## Task objective
Start at the line holding "Emit a component", stop at the line holding "23, 23.8, 22.5];", and repeat those lines exactly, both ends included; skip the pictures.

## Dataset records

_ _ _ _ _ _ _

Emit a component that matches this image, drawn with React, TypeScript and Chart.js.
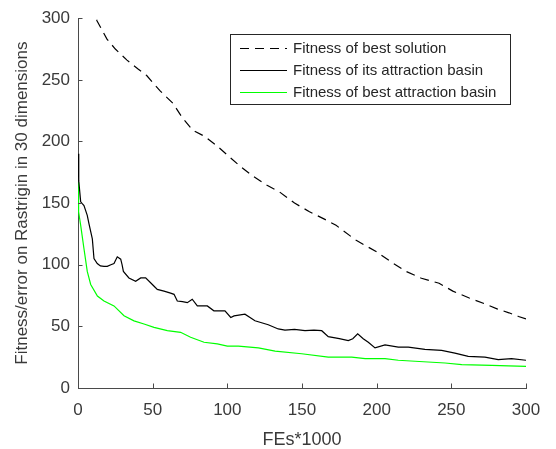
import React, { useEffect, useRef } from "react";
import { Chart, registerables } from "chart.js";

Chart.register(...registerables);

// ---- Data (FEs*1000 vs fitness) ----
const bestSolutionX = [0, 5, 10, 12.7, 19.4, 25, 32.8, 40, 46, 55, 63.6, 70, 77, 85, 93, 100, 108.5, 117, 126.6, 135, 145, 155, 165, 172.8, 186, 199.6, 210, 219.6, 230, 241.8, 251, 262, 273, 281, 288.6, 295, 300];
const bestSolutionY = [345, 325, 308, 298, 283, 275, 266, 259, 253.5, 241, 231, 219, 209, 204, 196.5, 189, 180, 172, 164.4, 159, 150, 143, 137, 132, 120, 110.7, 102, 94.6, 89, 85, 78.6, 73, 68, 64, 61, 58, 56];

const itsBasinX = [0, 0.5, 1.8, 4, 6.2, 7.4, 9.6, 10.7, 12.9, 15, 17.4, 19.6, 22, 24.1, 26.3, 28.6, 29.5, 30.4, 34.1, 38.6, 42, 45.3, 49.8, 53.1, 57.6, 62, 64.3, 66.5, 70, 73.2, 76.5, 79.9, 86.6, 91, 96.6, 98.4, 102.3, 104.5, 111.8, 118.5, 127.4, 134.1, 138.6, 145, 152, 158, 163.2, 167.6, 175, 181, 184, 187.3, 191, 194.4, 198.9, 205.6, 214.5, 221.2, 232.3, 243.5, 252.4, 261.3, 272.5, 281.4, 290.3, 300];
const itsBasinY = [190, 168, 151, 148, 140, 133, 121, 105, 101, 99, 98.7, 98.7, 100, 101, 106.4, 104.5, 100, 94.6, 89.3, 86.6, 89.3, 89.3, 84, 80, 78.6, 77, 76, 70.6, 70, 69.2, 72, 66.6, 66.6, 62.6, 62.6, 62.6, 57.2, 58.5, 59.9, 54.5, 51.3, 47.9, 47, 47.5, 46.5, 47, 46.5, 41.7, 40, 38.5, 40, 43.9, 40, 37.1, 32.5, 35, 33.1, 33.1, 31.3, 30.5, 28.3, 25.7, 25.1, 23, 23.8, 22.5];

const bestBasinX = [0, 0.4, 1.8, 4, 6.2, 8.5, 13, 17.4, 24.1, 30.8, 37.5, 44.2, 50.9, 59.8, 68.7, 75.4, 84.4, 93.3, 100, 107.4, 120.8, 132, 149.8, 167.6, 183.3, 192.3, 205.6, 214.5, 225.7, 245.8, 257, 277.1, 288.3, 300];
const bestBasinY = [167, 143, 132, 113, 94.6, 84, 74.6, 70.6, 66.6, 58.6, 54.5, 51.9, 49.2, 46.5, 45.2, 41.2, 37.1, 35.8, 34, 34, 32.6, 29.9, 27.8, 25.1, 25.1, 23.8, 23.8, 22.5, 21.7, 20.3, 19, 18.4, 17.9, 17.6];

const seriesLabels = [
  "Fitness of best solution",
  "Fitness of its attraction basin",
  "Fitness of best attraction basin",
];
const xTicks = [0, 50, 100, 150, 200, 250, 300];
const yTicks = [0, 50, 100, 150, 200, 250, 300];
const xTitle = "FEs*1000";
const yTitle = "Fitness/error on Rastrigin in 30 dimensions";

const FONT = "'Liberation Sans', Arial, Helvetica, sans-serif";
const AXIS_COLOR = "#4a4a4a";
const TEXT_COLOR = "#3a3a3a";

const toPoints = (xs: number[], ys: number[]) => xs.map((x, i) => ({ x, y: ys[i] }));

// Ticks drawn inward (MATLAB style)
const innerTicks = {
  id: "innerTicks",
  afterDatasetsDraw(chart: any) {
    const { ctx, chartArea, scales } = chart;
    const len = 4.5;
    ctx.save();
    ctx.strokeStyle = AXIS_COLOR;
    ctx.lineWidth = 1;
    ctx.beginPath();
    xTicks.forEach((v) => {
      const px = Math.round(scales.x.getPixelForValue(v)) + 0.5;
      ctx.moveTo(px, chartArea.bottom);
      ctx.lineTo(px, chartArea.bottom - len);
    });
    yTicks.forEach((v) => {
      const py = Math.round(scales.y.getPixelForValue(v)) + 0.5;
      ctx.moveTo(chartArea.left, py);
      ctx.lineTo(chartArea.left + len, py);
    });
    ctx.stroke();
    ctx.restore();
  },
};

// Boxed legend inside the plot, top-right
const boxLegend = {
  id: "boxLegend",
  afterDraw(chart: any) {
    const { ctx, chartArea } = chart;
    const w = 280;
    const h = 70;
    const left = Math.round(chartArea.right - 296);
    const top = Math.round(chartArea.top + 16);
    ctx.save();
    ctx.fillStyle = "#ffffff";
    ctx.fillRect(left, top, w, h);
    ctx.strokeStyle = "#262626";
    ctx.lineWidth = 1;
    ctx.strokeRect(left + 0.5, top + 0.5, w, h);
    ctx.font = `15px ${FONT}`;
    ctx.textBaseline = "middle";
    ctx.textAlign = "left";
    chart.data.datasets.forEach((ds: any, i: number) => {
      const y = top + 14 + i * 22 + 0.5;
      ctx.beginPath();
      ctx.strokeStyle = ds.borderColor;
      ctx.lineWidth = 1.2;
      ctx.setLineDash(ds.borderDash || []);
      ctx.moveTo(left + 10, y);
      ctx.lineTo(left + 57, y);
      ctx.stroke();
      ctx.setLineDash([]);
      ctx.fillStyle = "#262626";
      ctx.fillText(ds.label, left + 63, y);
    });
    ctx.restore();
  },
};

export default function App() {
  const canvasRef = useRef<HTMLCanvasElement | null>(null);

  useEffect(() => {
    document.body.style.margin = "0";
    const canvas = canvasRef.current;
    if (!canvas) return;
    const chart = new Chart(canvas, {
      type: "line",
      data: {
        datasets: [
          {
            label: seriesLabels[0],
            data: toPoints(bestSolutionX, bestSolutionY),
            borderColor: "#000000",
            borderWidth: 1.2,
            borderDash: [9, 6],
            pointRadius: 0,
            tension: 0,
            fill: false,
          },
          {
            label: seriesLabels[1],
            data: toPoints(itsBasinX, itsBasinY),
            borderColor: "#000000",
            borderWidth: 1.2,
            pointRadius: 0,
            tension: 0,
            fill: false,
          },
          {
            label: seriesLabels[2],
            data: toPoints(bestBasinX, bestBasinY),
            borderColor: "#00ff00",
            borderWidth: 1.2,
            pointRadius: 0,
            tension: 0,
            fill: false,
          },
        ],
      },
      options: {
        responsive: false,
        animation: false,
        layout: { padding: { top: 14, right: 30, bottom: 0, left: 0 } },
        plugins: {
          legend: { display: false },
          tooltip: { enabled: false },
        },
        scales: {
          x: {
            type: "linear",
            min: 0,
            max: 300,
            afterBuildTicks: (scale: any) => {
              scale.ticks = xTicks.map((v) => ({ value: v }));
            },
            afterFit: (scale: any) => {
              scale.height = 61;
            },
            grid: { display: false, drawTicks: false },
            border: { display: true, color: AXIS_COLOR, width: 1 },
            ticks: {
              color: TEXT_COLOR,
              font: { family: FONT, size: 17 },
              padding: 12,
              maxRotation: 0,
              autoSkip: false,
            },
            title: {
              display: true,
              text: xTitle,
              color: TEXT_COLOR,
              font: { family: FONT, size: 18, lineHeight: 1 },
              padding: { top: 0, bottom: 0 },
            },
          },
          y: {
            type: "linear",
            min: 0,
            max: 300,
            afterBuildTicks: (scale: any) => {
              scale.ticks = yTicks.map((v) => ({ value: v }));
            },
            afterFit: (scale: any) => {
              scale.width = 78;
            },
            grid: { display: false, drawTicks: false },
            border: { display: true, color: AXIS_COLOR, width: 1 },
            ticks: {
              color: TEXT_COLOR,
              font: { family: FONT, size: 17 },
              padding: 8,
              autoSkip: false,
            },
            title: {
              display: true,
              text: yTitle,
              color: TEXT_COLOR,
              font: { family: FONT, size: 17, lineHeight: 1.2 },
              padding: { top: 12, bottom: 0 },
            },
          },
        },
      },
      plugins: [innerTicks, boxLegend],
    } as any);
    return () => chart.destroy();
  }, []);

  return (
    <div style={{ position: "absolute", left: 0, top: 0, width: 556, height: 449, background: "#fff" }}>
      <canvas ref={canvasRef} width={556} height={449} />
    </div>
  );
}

_ _ _ _ _ _ _

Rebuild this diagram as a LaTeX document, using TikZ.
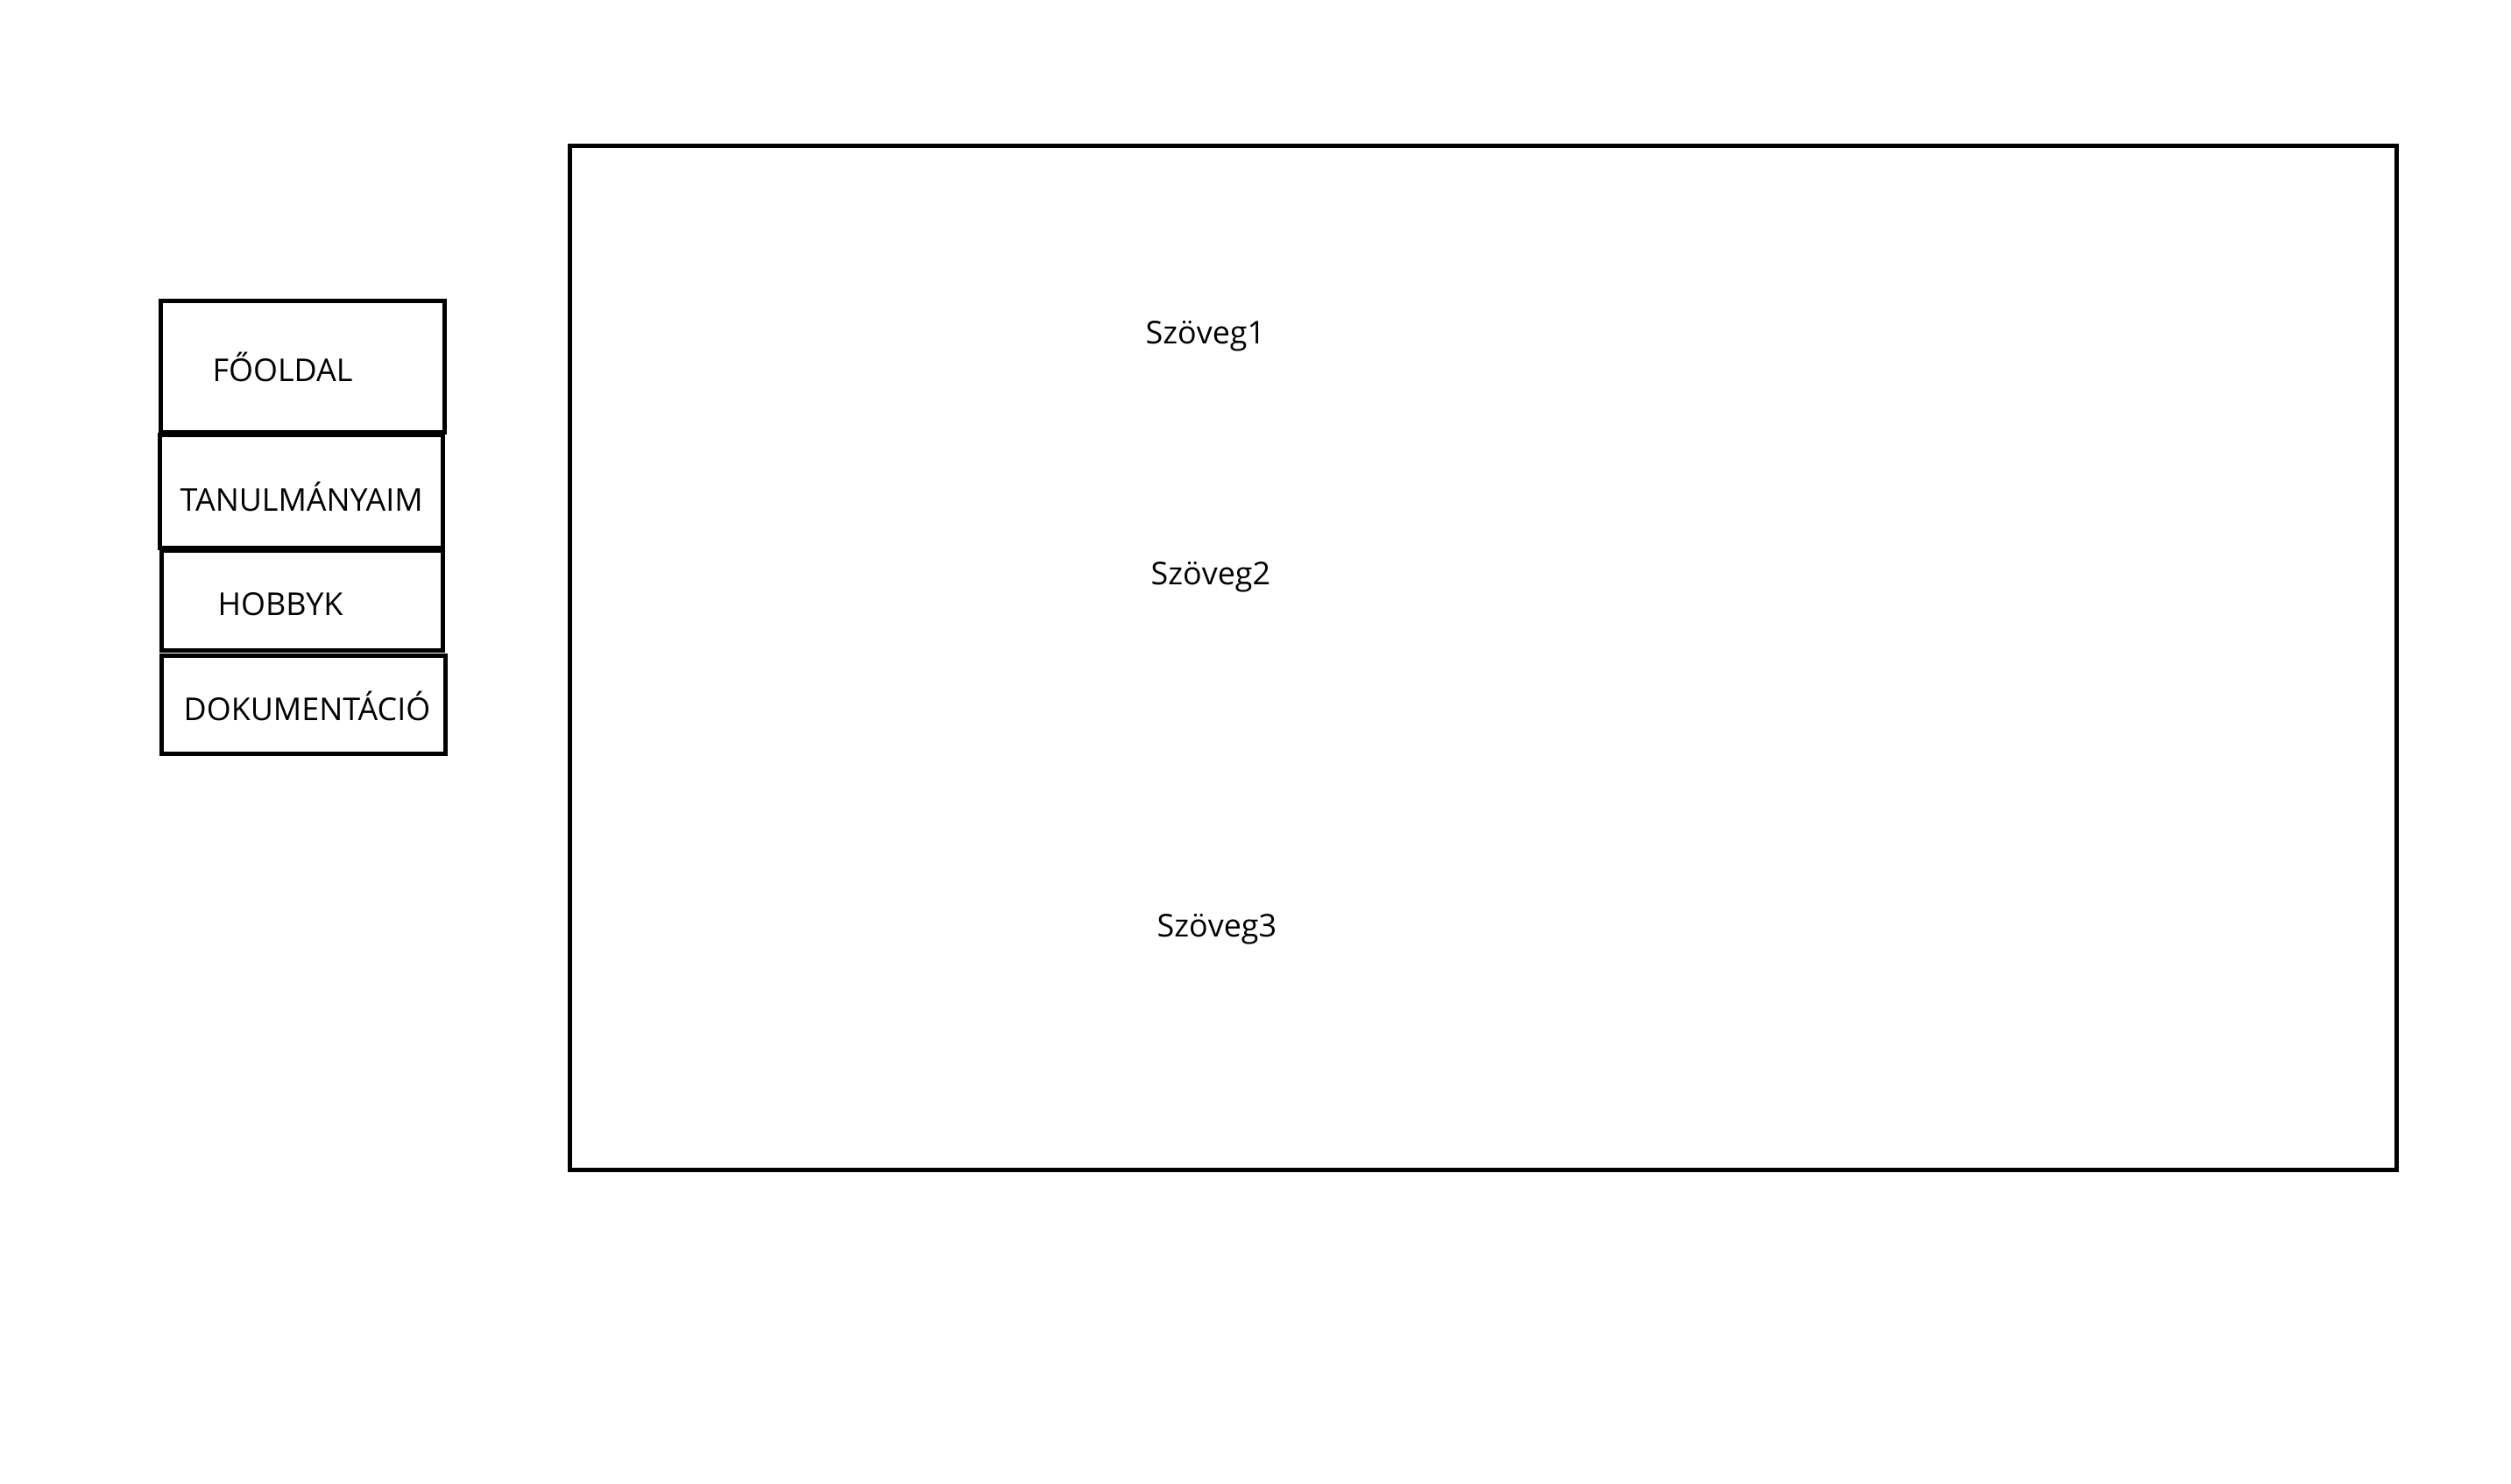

_ _ _ _ _ _ _

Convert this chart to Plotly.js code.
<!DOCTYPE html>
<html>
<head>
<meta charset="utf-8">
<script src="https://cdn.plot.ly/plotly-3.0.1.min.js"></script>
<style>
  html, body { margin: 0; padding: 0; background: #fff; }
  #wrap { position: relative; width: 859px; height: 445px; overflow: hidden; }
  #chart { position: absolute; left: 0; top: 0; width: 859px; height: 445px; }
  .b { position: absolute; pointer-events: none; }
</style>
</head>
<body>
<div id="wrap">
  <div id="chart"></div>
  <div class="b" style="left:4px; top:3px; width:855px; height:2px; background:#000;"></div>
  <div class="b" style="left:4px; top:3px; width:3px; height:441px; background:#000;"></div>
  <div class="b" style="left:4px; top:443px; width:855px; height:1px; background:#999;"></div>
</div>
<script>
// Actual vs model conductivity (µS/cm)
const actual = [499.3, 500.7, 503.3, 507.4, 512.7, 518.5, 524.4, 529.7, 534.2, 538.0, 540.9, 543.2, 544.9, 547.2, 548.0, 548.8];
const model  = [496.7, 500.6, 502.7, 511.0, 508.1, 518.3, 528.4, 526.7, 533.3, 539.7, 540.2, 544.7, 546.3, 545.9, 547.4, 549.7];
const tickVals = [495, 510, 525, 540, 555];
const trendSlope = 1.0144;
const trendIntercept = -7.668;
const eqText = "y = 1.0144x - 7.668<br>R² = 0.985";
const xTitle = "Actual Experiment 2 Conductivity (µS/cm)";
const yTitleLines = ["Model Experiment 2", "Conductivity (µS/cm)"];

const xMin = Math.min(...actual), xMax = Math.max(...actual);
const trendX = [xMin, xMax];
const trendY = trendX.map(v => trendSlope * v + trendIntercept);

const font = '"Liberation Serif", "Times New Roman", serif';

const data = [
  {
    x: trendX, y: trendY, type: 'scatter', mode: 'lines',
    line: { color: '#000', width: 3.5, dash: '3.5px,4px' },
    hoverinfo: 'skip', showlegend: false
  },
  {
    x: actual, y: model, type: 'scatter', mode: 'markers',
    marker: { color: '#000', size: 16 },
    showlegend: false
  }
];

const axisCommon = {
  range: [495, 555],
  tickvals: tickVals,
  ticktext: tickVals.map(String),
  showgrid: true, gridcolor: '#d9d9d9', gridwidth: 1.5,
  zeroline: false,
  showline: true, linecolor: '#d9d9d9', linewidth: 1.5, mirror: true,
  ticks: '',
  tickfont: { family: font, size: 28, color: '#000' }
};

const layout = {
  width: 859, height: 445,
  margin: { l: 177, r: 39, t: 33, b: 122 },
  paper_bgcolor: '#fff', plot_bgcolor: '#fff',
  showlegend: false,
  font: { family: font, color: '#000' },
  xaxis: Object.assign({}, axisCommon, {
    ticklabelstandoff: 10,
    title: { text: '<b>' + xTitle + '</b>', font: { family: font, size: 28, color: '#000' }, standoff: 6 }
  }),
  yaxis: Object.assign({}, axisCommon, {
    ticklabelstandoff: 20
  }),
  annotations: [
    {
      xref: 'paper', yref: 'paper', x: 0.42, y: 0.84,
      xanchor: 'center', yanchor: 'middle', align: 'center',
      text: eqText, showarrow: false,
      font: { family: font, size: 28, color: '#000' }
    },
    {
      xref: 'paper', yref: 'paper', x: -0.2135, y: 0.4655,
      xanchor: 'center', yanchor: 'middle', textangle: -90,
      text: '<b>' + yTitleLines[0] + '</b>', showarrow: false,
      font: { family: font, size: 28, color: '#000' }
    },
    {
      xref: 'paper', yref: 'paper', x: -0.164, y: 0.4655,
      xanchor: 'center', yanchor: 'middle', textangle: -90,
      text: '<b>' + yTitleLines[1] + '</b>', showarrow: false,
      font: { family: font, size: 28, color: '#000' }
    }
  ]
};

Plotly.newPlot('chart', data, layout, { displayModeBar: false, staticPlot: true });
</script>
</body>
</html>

_ _ _ _ _ _ _

## Answer for the task
Emit a component that matches this image, drawn with React, TypeScript and Chart.js.
import React, { useEffect, useRef } from "react";
import { Chart, registerables } from "chart.js";

Chart.register(...registerables);

// ---- Data (FEs*1000 vs fitness) ----
const bestSolutionX = [0, 5, 10, 12.7, 19.4, 25, 32.8, 40, 46, 55, 63.6, 70, 77, 85, 93, 100, 108.5, 117, 126.6, 135, 145, 155, 165, 172.8, 186, 199.6, 210, 219.6, 230, 241.8, 251, 262, 273, 281, 288.6, 295, 300];
const bestSolutionY = [345, 325, 308, 298, 283, 275, 266, 259, 253.5, 241, 231, 219, 209, 204, 196.5, 189, 180, 172, 164.4, 159, 150, 143, 137, 132, 120, 110.7, 102, 94.6, 89, 85, 78.6, 73, 68, 64, 61, 58, 56];

const itsBasinX = [0, 0.5, 1.8, 4, 6.2, 7.4, 9.6, 10.7, 12.9, 15, 17.4, 19.6, 22, 24.1, 26.3, 28.6, 29.5, 30.4, 34.1, 38.6, 42, 45.3, 49.8, 53.1, 57.6, 62, 64.3, 66.5, 70, 73.2, 76.5, 79.9, 86.6, 91, 96.6, 98.4, 102.3, 104.5, 111.8, 118.5, 127.4, 134.1, 138.6, 145, 152, 158, 163.2, 167.6, 175, 181, 184, 187.3, 191, 194.4, 198.9, 205.6, 214.5, 221.2, 232.3, 243.5, 252.4, 261.3, 272.5, 281.4, 290.3, 300];
const itsBasinY = [190, 168, 151, 148, 140, 133, 121, 105, 101, 99, 98.7, 98.7, 100, 101, 106.4, 104.5, 100, 94.6, 89.3, 86.6, 89.3, 89.3, 84, 80, 78.6, 77, 76, 70.6, 70, 69.2, 72, 66.6, 66.6, 62.6, 62.6, 62.6, 57.2, 58.5, 59.9, 54.5, 51.3, 47.9, 47, 47.5, 46.5, 47, 46.5, 41.7, 40, 38.5, 40, 43.9, 40, 37.1, 32.5, 35, 33.1, 33.1, 31.3, 30.5, 28.3, 25.7, 25.1, 23, 23.8, 22.5];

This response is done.